Table 5. The uncertainty of the three models.

	$\delta T$	$\delta S$
Dual-wavelength model	0.052	0.096
Dual-angle model	0.952	1.058
Dual-parameter model	0.225	0.536

. Compared with the fitting errors, the uncertainty of the model is larger, and the fitting errors are all within the range of their uncertainties, which indicates that the three models exhibit measurement accuracy at a level approaching ~MHz precision.

Generally, all three models have the potential to achieve optimal accuracy. The error of datasets derived from the empirical formula is less than 1 MHz, and the fitting error of the three models obtained through the least squares fitting method is smaller than the model uncertainty. From a system design perspective, the dual-parameter system is the simplest in terms of layout. However, due to the subtle variations in linewidth, it imposes higher algorithmic demands in practice. The dual-angle system represents a novel approach that can be explored further with numerous experiments required to determine the optimal scattering angle. The dual-wavelength system is relatively complex, but it can be combined with the multi-wavelength ocean lidar to acquire more observation objects. Based on the inversion model results, the dual-wavelength models at 532 nm and 486 nm exhibit superior inversion results owing to their smaller inversion errors. With the advancement of the laser technology, the implementation of the dual-wavelength Brillouin lidar becomes more feasible as it only requires extraction of the frequency shift from the 180° backscattering signal, which offers practical convenience and minimal interference. Based on this, the dual-wavelength model was used to invert the temperature and salinity of seawater in different depths of ocean.

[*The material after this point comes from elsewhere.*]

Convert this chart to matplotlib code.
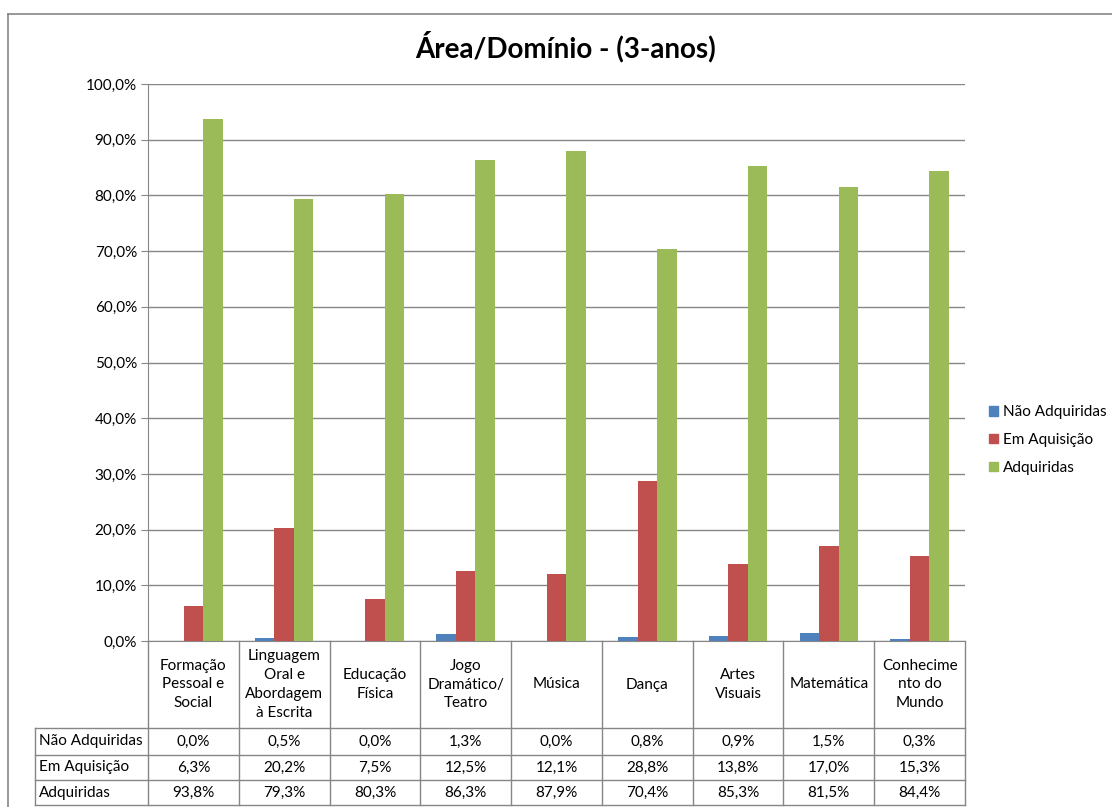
import numpy as np
import matplotlib.pyplot as plt
from matplotlib.ticker import FuncFormatter, MultipleLocator
from matplotlib.lines import Line2D
from matplotlib.patches import Patch

plt.rcParams['font.family'] = ['Lato', 'DejaVu Sans']

# Dados por área/domínio (percentagens)
areas = ["Formação\nPessoal e\nSocial", "Linguagem\nOral e\nAbordagem\nà Escrita",
         "Educação\nFísica", "Jogo\nDramático/\nTeatro", "Música", "Dança",
         "Artes\nVisuais", "Matemática", "Conhecime\nnto do\nMundo"]
series_names = ["Não Adquiridas", "Em Aquisição", "Adquiridas"]
nao_adquiridas = [0.0, 0.5, 0.0, 1.3, 0.0, 0.8, 0.9, 1.5, 0.3]
em_aquisicao = [6.3, 20.2, 7.5, 12.5, 12.1, 28.8, 13.8, 17.0, 15.3]
adquiridas = [93.8, 79.3, 80.3, 86.3, 87.9, 70.4, 85.3, 81.5, 84.4]
colors = ["#4F81BD", "#C0504D", "#9BBB59"]

W, H = 1112, 807
fig = plt.figure(figsize=(W / 100, H / 100), dpi=100)

# área do gráfico em pixels
x0, x1, y_top, y_bot = 148, 965, 84, 641
ax = fig.add_axes([x0 / W, 1 - y_bot / H, (x1 - x0) / W, (y_bot - y_top) / H])

grid_c = "#868686"
fs = 11
n = len(areas)
x = np.arange(n)
bw = 0.215
for i, (vals, c) in enumerate(zip([nao_adquiridas, em_aquisicao, adquiridas], colors)):
    ax.bar(x + (i - 1) * bw, vals, width=bw, color=c, label=series_names[i], zorder=3)

ax.set_xlim(-0.5, n - 0.5)
ax.set_ylim(0, 100)
ax.yaxis.set_major_locator(MultipleLocator(10))
ax.yaxis.set_major_formatter(FuncFormatter(lambda v, p: f"{v:.1f}%".replace(".", ",")))
ax.grid(axis="y", color=grid_c, linewidth=1, zorder=0)
ax.set_xticks([])
for s in ["top", "right"]:
    ax.spines[s].set_visible(False)
ax.spines["left"].set_color(grid_c)
ax.spines["bottom"].set_color(grid_c)
ax.tick_params(axis="y", colors=grid_c, length=5, labelcolor="black", labelsize=fs, pad=3)

# tabela de dados por baixo do gráfico
def fx(px):
    return (px - x0) / (x1 - x0)

def fy(py):
    return (y_bot - py) / (y_bot - y_top)

row_y = [728, 755, 780, 805]
tbl_left = 35
lk = dict(transform=ax.transAxes, color=grid_c, linewidth=1, clip_on=False)
cell_w = (x1 - x0) / n
for k in range(n + 1):
    xp = x0 + k * cell_w
    ax.add_line(Line2D([fx(xp), fx(xp)], [fy(y_bot), fy(row_y[-1])], **lk))
ax.add_line(Line2D([fx(tbl_left), fx(tbl_left)], [fy(row_y[0]), fy(row_y[-1])], **lk))
for yp in row_y:
    ax.add_line(Line2D([fx(tbl_left), fx(x1)], [fy(yp), fy(yp)], **lk))

for k, lab in enumerate(areas):
    cx = x0 + (k + 0.5) * cell_w
    ax.text(fx(cx), fy((y_bot + row_y[0]) / 2), lab, transform=ax.transAxes,
            ha="center", va="center", fontsize=fs, linespacing=1.45)

rows = [nao_adquiridas, em_aquisicao, adquiridas]
for r, (name, vals) in enumerate(zip(series_names, rows)):
    cy = (row_y[r] + row_y[r + 1]) / 2
    ax.text(fx(tbl_left + 4), fy(cy), name, transform=ax.transAxes,
            ha="left", va="center", fontsize=fs)
    for k, v in enumerate(vals):
        cx = x0 + (k + 0.5) * cell_w
        ax.text(fx(cx), fy(cy), f"{v:.1f}%".replace(".", ","), transform=ax.transAxes,
                ha="center", va="center", fontsize=fs)

# título
fig.text(566 / W, 1 - 47 / H, "Área/Domínio - (3-anos)", ha="center", va="center",
         fontsize=20, fontweight="bold")

# legenda
handles = [Patch(color=c, label=nm) for c, nm in zip(colors, series_names)]
fig.legend(handles=handles, loc="center left", bbox_to_anchor=(989 / W, 1 - 440 / H),
           frameon=False, fontsize=fs, handlelength=0.6, handleheight=0.6,
           handletextpad=0.3, labelspacing=0.9, borderpad=0, borderaxespad=0)

# moldura exterior
fig.add_artist(Line2D([8 / W, 1], [1 - 14 / H, 1 - 14 / H], transform=fig.transFigure,
                      color=grid_c, linewidth=1.2))
fig.add_artist(Line2D([8 / W, 8 / W], [0, 1 - 14 / H], transform=fig.transFigure,
                      color=grid_c, linewidth=1.2))

plt.savefig("out.png", dpi=100)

3.4. Inversion of Temperature and Salinity in the South China Sea via Dual-Wavelength Model

The distributions of temperature and salinity in 0–200 m upper seawater in the South China Sea are mapped based on the WOA23 ocean database, as shown in Figure 7a,b. The corresponding Brillouin frequency shifts at 532 nm and 486 nm are shown in Figure 7c,d, respectively. The distribution of the Brillouin frequency shift in the South China Sea is basically consistent with the temperature distribution in the corresponding regions, in which the Brillouin frequency shift gradually decreases with the increase in ocean depth. Although the salinity of seawater increases with the increase in depth, the influence of temperature on the frequency shift is more obvious. The temperature and salinity of seawater in the 0–200 m depth range can be obtained by bringing the frequency shift data into the dual-wavelength inversion model, as shown in Figure 7e,f. The inversion results of temperature and salinity present the same distributions as the original temperature and salinity results, and they all perform well at different depths.

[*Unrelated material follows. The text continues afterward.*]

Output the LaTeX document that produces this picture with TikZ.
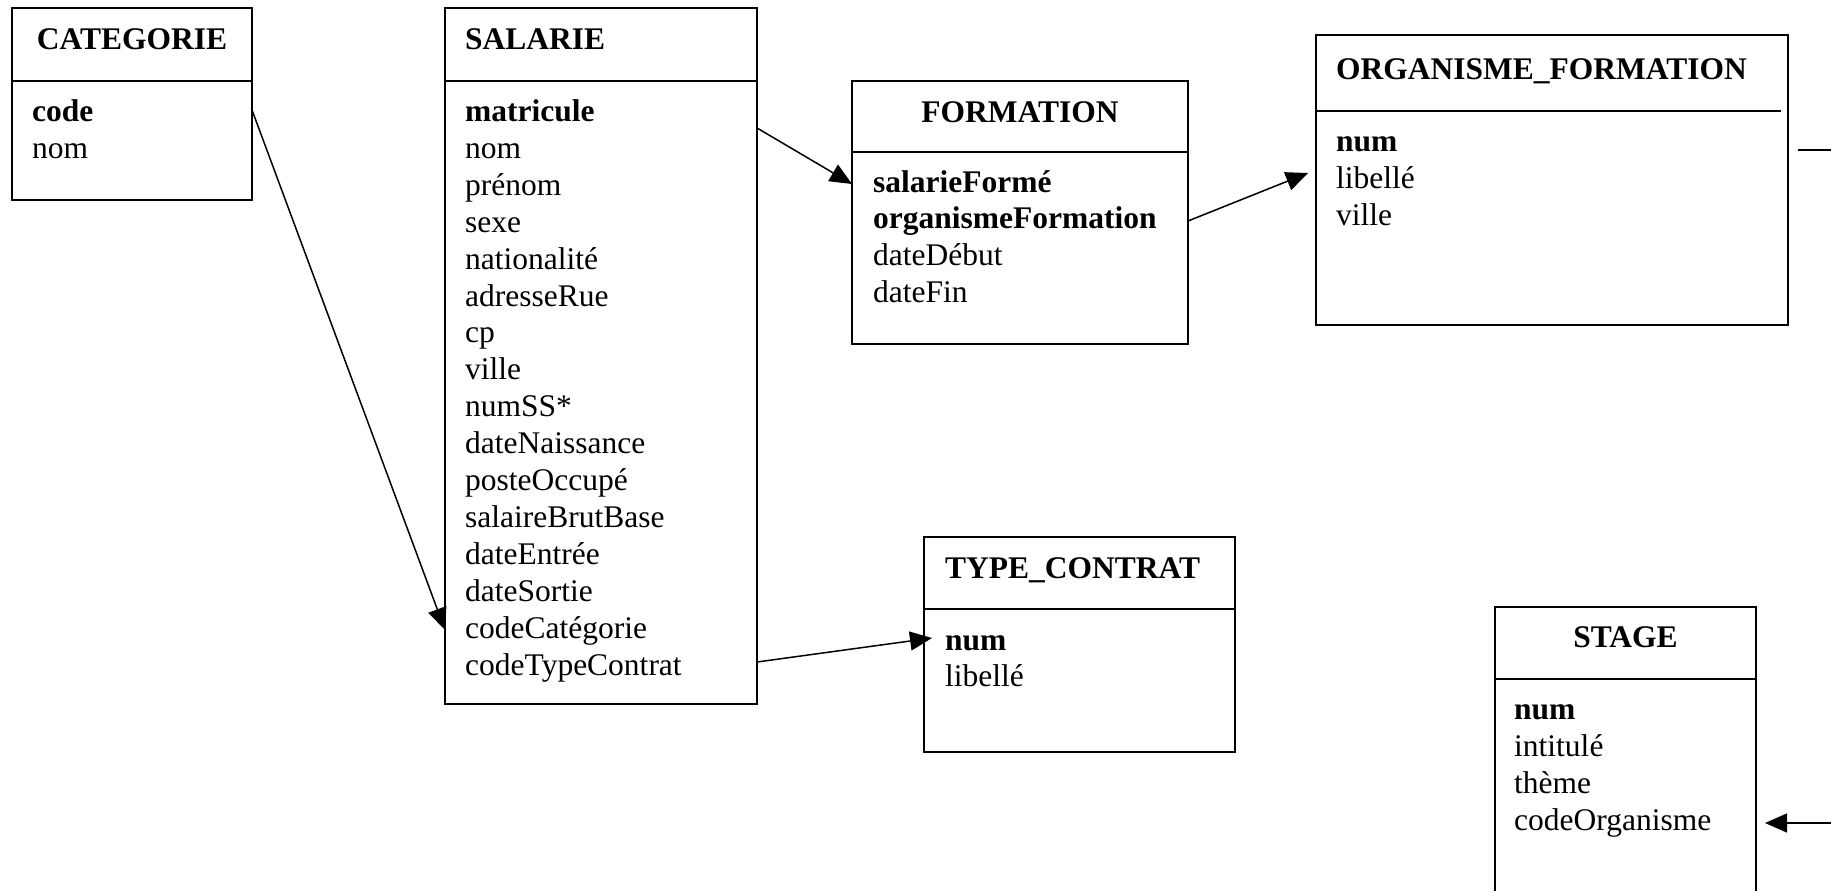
\documentclass[tikz,border=0pt]{standalone}
\usepackage{fontspec}
\setmainfont{Liberation Serif}
\usetikzlibrary{arrows.meta,calc}
\tikzset{
  tbl/.style={draw, line width=1.8pt, inner sep=0pt, outer sep=0pt, anchor=north west},
  sepline/.style={line width=1.8pt},
  attr/.style={inner sep=0pt, anchor=base west, font=\fontsize{31.5pt}{36.8pt}\selectfont},
  ttl/.style={inner sep=0pt, anchor=base west, font=\fontsize{31.5pt}{36.8pt}\selectfont\bfseries},
  ttlc/.style={ttl, anchor=base},
  link/.style={line width=1.5pt, -{Triangle[length=22pt,width=19pt]}},
  plainlink/.style={line width=1.5pt}
}
\begin{document}
\begin{tikzpicture}[x=1pt,y=-1pt]
\useasboundingbox (0,0) rectangle (1831,891);
\clip (0,0) rectangle (1831,891);
\fill[white] (0,0) rectangle (1831,891);

% CATEGORIE
\node[tbl, minimum width=240pt, minimum height=192pt] (cat) at (12,8) {};
\draw[sepline] ($(cat.north west)+(0,73)$) -- ($(cat.north east)+(0,73)$);
\node[ttlc] (catT) at (132,50) {CATEGORIE};
\node[attr] (catA1) at (32,121.5) {\bfseries code};
\node[attr] (catA2) at (32,158.3) {nom};

% SALARIE
\node[tbl, minimum width=312pt, minimum height=696pt] (sal) at (445,8) {};
\draw[sepline] ($(sal.north west)+(0,73)$) -- ($(sal.north east)+(0,73)$);
\node[ttl] (salT) at (465,50) {SALARIE};
\foreach \t [count=\i] in {{\bfseries matricule},nom,prénom,sexe,nationalité,adresseRue,cp,ville,numSS*,dateNaissance,posteOccupé,salaireBrutBase,dateEntrée,dateSortie,codeCatégorie,codeTypeContrat}
  \node[attr] (sal\i) at (465,{121.5+36.9*(\i-1)}) {\t};

% FORMATION
\node[tbl, minimum width=336pt, minimum height=263pt] (form) at (852,81) {};
\draw[sepline] ($(form.north west)+(0,71)$) -- ($(form.north east)+(0,71)$);
\node[ttlc] (formT) at (1020,122) {FORMATION};
\foreach \t [count=\i] in {{\bfseries salarieFormé},{\bfseries organismeFormation},dateDébut,dateFin}
  \node[attr] (form\i) at (873,{192+36.8*(\i-1)}) {\t};

% ORGANISME_FORMATION
\node[tbl, minimum width=472pt, minimum height=290pt] (org) at (1316,35) {};
\draw[sepline] ($(org.north west)+(0,76)$) -- ($(org.north east)+(-7,76)$);
\node[ttl] (orgT) at (1336,79) {ORGANISME\_FORMATION};
\foreach \t [count=\i] in {{\bfseries num},libellé,ville}
  \node[attr] (org\i) at (1336,{151+37*(\i-1)}) {\t};

% TYPE_CONTRAT
\node[tbl, minimum width=311pt, minimum height=215pt] (tc) at (924,537) {};
\draw[sepline] ($(tc.north west)+(0,72)$) -- ($(tc.north east)+(0,72)$);
\node[ttl] (tcT) at (945,578) {TYPE\_CONTRAT};
\foreach \t [count=\i] in {{\bfseries num},libellé}
  \node[attr] (tc\i) at (945,{650+36.5*(\i-1)}) {\t};

% STAGE
\node[tbl, minimum width=261pt, minimum height=320pt] (stage) at (1495,607) {};
\draw[sepline] ($(stage.north west)+(0,72)$) -- ($(stage.north east)+(0,72)$);
\node[ttlc] (stageT) at (1625.5,647) {STAGE};
\foreach \t [count=\i] in {{\bfseries num},intitulé,thème,codeOrganisme}
  \node[attr] (stage\i) at (1514,{719+37.3*(\i-1)}) {\t};

% connectors
\draw[link] ($(cat.north east)+(0,102)$) -- ($(sal.north west)+(0,622)$);
\draw[link] ($(sal.north east)+(0,120)$) -- ($(form.north west)+(0,103)$);
\draw[link] ($(form.north east)+(0,140)$) -- ($(org.north west)+(-8,138)$);
\draw[link] ($(sal.north east)+(0,654)$) -- ($(tc.north west)+(8,101)$);
\coordinate (offR1) at (1831,150);
\coordinate (offR2) at (1831,823);
\draw[plainlink] ($(org.north east)+(10,115)$) -- (offR1);
\draw[link] (offR2) -- ($(stage.north east)+(9,216)$);
\end{tikzpicture}
\end{document}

The inversion errors presented in Figure 8 indicate that the discrepancies between the inverted and original values for temperature are less than 0.011 °C, while those for salinity are less than 0.0006‰. Using the dual-wavelength model, the average inversion errors for temperature and salinity theoretically reach 0.01 °C and 0.0009‰, respectively, as illustrated in Figure 9.

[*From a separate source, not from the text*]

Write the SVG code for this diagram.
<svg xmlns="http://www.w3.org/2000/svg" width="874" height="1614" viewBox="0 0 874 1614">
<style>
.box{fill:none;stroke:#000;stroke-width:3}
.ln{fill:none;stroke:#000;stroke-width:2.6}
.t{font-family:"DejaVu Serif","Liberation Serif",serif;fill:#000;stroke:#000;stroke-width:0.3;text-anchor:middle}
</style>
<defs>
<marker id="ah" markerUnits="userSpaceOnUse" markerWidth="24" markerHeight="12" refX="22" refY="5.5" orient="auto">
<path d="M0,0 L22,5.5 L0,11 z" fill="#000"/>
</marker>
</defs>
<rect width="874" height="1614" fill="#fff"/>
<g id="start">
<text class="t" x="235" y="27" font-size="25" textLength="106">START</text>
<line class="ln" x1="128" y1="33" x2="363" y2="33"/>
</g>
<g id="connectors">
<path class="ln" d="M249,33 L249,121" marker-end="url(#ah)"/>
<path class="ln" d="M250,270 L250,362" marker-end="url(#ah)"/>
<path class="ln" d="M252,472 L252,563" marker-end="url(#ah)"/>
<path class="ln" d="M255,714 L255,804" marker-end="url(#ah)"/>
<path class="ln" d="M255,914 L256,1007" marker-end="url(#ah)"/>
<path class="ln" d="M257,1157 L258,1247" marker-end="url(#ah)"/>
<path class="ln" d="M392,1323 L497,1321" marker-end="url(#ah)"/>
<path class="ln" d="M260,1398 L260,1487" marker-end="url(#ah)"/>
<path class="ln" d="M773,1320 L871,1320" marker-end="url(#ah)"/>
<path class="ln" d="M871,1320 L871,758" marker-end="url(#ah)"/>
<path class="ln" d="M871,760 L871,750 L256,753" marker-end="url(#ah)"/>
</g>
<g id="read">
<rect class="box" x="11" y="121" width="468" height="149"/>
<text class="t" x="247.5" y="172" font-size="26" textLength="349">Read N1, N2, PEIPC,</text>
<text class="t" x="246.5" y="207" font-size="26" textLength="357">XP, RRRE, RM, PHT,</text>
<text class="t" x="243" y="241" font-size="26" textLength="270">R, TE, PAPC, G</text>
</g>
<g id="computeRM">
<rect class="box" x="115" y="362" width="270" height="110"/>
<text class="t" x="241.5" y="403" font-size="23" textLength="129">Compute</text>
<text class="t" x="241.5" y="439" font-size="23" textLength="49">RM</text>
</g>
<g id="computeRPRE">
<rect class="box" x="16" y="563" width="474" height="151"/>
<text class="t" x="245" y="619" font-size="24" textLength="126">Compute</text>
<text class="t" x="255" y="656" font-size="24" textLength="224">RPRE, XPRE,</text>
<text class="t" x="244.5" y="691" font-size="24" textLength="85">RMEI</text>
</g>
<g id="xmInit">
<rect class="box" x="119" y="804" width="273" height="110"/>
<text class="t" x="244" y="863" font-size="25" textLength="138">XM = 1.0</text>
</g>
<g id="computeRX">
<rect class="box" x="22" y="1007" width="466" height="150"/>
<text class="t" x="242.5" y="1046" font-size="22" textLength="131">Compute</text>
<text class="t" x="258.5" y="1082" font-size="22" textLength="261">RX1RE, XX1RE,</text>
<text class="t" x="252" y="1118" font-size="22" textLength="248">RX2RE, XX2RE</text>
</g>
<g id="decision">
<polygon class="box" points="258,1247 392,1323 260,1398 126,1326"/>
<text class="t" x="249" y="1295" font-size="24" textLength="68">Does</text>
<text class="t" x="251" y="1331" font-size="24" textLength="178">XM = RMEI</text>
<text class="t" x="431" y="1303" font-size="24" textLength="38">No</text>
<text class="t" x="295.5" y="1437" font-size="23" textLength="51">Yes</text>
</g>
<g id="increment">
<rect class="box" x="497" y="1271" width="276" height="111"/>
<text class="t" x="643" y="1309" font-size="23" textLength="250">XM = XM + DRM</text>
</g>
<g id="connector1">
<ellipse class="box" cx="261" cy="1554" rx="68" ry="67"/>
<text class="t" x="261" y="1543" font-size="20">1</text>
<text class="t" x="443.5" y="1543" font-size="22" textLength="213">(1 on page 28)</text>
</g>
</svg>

It is necessary to state that the actual inversion accuracy depends on the measurement accuracy of Brillouin frequency shift; however, the accuracy of Brillouin frequency shift measurements may be diminished due to instrument limitations and the influence of sea conditions. But even so, the dual-wavelength model remains the most straightforward and dependable among the three inversion models, thereby serving as a significant theoretical support for the implementation of dual-wavelength-based Brillouin lidar.

4. Conclusions

In summary, three inversion models were analyzed for simultaneous inversion of the temperature and salinity by Brillouin lidar based on dual-wavelength, dual-angle, and dual-parameter models. We compared the accuracies of these three models based on the actual temperature and salinity data of World Ocean Atlas 2023 (WOA23). Theoretical results indicate that the dual-wavelength model exhibits the smallest inversion errors, while the dual-angle model demonstrates the largest errors when fitted using the least squares method. The accuracy of the inversion models is in the order of MHz, which is based on the accuracy of the frequency shift data below megahertz order. The detection performance of Brillouin lidar depends on the stability of laser frequency and the resolution of the spectrometer, and the measurement accuracy is limited by the frequency resolution instrument and complex signal processing algorithm. In Brillouin lidar ocean remote sensing, if an accuracy of at least 0.1 °C for temperature is to be desired, the measurement accuracy of the Brillouin frequency shift must break the ~MHz limit; this becomes even more necessary as the depth of lidar detection increases. From the perspective of operability, the dual-wavelength Brillouin lidar possesses a distinct advantage. This is attributed to the advanced wavelength-tunable laser technology, which eliminates the need for high-precision linewidth extraction algorithms and complex angular control mechanisms. The results show that the dual-wavelength model also has good retrieval ability in the vertical direction of seawater. This work is essential to future applications of Brillouin-based lidar in remote sensing of the temperature and salinity profiles of oceans.